WHAT THE EXERCISE ASKS:
From the first line of the entries below through the line bearing "2.667, 2.833, 3];", write out each line exactly. Omit pictures.

□ □ □ □

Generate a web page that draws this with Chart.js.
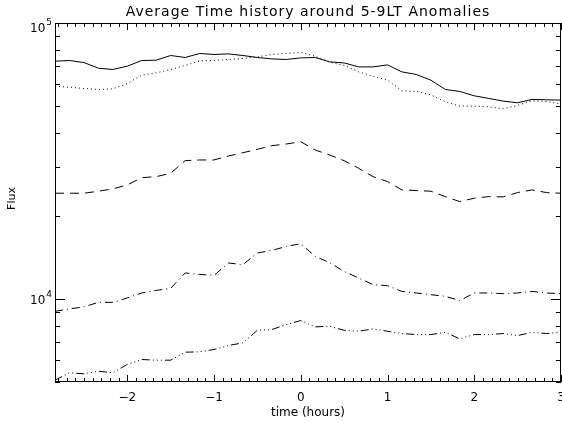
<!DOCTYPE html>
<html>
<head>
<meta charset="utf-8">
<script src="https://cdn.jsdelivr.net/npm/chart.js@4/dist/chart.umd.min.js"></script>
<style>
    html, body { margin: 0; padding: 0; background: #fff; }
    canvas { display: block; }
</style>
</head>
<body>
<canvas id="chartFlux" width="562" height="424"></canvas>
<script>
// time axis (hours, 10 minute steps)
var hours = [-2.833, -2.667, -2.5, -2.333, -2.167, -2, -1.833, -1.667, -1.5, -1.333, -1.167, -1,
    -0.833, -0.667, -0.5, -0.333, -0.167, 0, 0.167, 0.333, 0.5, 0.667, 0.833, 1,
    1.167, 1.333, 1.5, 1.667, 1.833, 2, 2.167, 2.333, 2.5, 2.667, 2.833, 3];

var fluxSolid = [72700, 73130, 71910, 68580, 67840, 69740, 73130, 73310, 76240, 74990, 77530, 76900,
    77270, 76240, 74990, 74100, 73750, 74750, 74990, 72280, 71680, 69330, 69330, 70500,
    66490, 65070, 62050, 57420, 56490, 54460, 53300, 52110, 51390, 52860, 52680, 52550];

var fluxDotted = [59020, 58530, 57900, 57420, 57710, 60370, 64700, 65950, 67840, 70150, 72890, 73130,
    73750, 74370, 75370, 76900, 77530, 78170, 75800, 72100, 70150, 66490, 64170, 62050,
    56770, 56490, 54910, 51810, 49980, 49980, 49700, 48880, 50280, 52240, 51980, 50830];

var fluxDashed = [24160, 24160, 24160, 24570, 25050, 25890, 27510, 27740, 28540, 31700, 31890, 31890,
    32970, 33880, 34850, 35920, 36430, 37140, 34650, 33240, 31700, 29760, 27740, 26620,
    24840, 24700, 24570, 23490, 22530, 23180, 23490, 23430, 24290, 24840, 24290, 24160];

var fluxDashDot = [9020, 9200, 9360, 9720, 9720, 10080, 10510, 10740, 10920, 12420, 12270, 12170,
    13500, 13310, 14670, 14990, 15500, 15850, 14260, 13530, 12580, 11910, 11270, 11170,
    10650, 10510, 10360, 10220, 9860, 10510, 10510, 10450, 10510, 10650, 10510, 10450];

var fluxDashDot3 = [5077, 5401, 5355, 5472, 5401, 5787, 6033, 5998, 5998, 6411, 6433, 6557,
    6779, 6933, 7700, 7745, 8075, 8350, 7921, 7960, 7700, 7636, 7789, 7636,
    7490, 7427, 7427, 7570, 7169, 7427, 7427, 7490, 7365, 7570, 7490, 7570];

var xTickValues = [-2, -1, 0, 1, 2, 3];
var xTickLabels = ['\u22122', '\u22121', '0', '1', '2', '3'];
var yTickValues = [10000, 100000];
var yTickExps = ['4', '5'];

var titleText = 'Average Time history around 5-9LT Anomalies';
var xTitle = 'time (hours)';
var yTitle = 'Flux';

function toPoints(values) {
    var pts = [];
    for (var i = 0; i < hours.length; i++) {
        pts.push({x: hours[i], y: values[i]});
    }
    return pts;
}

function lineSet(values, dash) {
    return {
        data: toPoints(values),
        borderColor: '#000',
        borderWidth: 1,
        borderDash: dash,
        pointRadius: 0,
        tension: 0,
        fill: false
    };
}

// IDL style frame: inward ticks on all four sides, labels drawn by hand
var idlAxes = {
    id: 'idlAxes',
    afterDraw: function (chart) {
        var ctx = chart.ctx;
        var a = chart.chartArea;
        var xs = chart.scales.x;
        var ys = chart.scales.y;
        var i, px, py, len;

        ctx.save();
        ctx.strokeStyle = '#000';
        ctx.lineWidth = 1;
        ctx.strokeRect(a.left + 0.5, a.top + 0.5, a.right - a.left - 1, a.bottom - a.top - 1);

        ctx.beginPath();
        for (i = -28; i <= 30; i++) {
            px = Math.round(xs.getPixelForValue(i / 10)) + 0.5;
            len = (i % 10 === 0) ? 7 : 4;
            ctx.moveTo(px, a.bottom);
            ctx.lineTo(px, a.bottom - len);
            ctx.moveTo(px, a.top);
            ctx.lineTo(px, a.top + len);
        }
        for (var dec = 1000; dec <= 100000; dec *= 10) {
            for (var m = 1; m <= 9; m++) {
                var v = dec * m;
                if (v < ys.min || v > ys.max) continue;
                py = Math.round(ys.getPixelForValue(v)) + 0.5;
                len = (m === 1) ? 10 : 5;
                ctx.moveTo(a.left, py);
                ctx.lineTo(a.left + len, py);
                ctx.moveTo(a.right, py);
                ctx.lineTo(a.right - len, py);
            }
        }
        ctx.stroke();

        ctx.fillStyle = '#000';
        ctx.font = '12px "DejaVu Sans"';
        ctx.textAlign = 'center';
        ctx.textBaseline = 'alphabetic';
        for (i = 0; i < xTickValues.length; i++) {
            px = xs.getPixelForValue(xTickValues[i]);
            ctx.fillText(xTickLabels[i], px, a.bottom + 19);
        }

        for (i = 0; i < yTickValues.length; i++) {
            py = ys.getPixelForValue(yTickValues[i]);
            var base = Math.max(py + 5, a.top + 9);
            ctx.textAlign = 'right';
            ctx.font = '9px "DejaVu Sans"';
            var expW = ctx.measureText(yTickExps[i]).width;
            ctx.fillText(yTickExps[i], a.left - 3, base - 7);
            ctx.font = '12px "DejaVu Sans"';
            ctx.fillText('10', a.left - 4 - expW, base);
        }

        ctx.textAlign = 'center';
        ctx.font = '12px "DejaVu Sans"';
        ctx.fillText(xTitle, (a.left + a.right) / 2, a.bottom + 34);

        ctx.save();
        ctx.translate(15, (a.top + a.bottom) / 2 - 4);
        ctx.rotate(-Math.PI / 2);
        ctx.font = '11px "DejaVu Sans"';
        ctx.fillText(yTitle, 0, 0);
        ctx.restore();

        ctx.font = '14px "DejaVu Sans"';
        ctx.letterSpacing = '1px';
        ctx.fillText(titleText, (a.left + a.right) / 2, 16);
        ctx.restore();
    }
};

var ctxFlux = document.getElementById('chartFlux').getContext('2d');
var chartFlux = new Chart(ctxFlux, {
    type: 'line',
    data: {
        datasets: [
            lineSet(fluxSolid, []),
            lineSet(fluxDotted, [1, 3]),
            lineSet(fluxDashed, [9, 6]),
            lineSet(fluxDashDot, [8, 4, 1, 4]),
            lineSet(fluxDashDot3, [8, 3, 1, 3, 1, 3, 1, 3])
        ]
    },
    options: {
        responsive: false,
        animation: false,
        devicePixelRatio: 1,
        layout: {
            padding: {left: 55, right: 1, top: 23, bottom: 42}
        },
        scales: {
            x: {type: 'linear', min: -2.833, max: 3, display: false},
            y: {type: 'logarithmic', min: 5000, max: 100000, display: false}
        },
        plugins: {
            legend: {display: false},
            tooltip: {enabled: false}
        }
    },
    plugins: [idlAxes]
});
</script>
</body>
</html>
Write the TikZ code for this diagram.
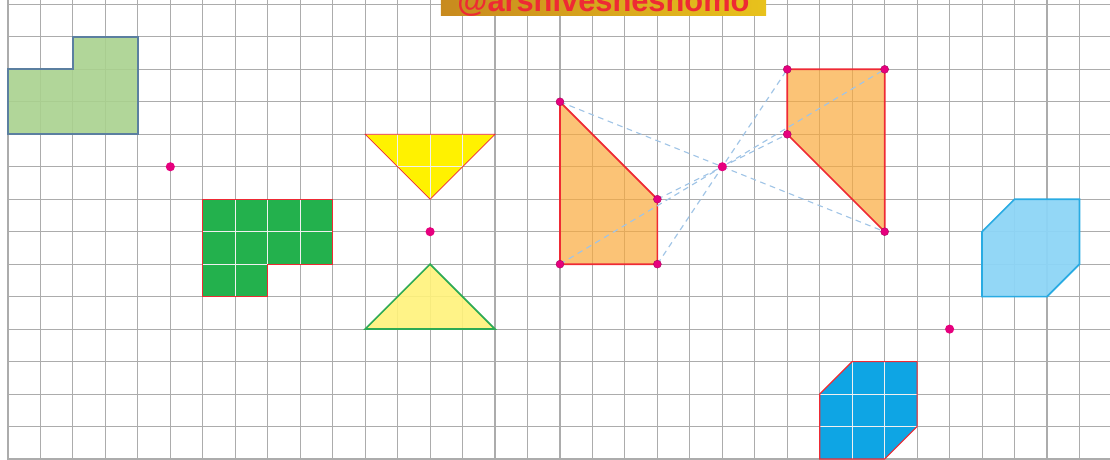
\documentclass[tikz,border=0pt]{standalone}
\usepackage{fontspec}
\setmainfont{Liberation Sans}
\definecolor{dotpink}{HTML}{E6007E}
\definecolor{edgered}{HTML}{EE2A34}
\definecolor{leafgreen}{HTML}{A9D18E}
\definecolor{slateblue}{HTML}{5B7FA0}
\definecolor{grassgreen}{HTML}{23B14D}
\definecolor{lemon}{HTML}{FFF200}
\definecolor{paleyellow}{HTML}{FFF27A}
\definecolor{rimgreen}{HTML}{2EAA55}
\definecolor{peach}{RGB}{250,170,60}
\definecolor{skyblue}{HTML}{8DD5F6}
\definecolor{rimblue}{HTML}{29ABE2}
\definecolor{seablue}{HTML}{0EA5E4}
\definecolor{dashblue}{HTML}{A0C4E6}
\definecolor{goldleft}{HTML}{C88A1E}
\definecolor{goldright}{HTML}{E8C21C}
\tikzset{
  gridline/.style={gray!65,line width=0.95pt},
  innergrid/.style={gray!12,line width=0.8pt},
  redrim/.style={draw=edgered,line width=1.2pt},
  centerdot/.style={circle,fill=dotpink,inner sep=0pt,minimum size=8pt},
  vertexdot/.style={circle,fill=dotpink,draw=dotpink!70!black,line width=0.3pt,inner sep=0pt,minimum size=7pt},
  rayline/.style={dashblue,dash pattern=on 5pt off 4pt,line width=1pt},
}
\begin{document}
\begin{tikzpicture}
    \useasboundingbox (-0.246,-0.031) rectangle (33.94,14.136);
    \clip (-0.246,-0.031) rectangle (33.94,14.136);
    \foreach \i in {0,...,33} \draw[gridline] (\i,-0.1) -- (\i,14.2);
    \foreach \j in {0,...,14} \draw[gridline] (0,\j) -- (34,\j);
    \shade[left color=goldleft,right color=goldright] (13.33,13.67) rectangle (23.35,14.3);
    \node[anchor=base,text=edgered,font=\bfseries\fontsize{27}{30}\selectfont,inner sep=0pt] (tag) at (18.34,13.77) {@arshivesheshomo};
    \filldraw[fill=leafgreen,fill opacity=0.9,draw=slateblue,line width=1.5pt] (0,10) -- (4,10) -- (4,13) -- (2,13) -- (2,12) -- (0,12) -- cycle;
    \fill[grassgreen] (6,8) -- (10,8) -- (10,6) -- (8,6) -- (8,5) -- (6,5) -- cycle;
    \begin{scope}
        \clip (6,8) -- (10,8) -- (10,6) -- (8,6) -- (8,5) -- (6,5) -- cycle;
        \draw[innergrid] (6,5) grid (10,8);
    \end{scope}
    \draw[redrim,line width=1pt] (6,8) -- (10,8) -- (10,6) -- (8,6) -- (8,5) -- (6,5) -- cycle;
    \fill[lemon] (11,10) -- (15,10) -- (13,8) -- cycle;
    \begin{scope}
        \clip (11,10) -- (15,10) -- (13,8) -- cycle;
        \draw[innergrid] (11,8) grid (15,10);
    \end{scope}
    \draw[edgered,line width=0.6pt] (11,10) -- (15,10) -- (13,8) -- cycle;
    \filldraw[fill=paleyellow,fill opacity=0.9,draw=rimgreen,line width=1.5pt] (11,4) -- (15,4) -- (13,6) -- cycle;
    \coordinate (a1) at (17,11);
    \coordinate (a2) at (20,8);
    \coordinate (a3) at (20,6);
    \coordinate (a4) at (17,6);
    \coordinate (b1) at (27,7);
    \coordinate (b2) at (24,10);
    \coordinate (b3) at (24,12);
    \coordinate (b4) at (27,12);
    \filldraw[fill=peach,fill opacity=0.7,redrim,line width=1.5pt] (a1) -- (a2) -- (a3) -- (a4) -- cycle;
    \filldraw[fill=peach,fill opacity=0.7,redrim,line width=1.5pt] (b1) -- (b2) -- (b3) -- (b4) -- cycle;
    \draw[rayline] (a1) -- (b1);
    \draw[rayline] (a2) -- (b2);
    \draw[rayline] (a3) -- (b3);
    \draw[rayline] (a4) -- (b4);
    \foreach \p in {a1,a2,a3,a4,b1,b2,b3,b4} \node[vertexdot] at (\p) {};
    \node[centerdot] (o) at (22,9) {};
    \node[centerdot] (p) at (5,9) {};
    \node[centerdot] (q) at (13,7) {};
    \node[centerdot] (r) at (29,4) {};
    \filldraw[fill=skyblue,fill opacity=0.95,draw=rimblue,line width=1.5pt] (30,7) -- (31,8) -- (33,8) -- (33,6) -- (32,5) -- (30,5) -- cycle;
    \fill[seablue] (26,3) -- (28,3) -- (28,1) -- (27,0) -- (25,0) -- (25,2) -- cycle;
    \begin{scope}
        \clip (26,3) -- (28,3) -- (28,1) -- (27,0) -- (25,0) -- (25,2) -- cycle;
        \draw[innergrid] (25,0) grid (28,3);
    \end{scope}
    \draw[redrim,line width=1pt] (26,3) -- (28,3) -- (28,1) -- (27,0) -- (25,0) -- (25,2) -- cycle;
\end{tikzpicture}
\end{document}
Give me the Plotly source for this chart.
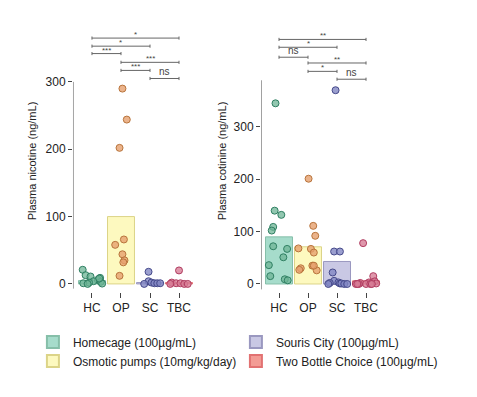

□ □ □ □

THE RESULT:
Generate a web page that draws this with Chart.js.
<!DOCTYPE html>
<html>
<head>
<meta charset="utf-8">
<script src="https://cdn.jsdelivr.net/npm/chart.js@4/dist/chart.umd.min.js"></script>
<style>
    html, body { margin: 0; padding: 0; background: #fff; }
    canvas { display: block; }
</style>
</head>
<body>
<canvas id="chartFlux" width="562" height="424"></canvas>
<script>
// time axis (hours, 10 minute steps)
var hours = [-2.833, -2.667, -2.5, -2.333, -2.167, -2, -1.833, -1.667, -1.5, -1.333, -1.167, -1,
    -0.833, -0.667, -0.5, -0.333, -0.167, 0, 0.167, 0.333, 0.5, 0.667, 0.833, 1,
    1.167, 1.333, 1.5, 1.667, 1.833, 2, 2.167, 2.333, 2.5, 2.667, 2.833, 3];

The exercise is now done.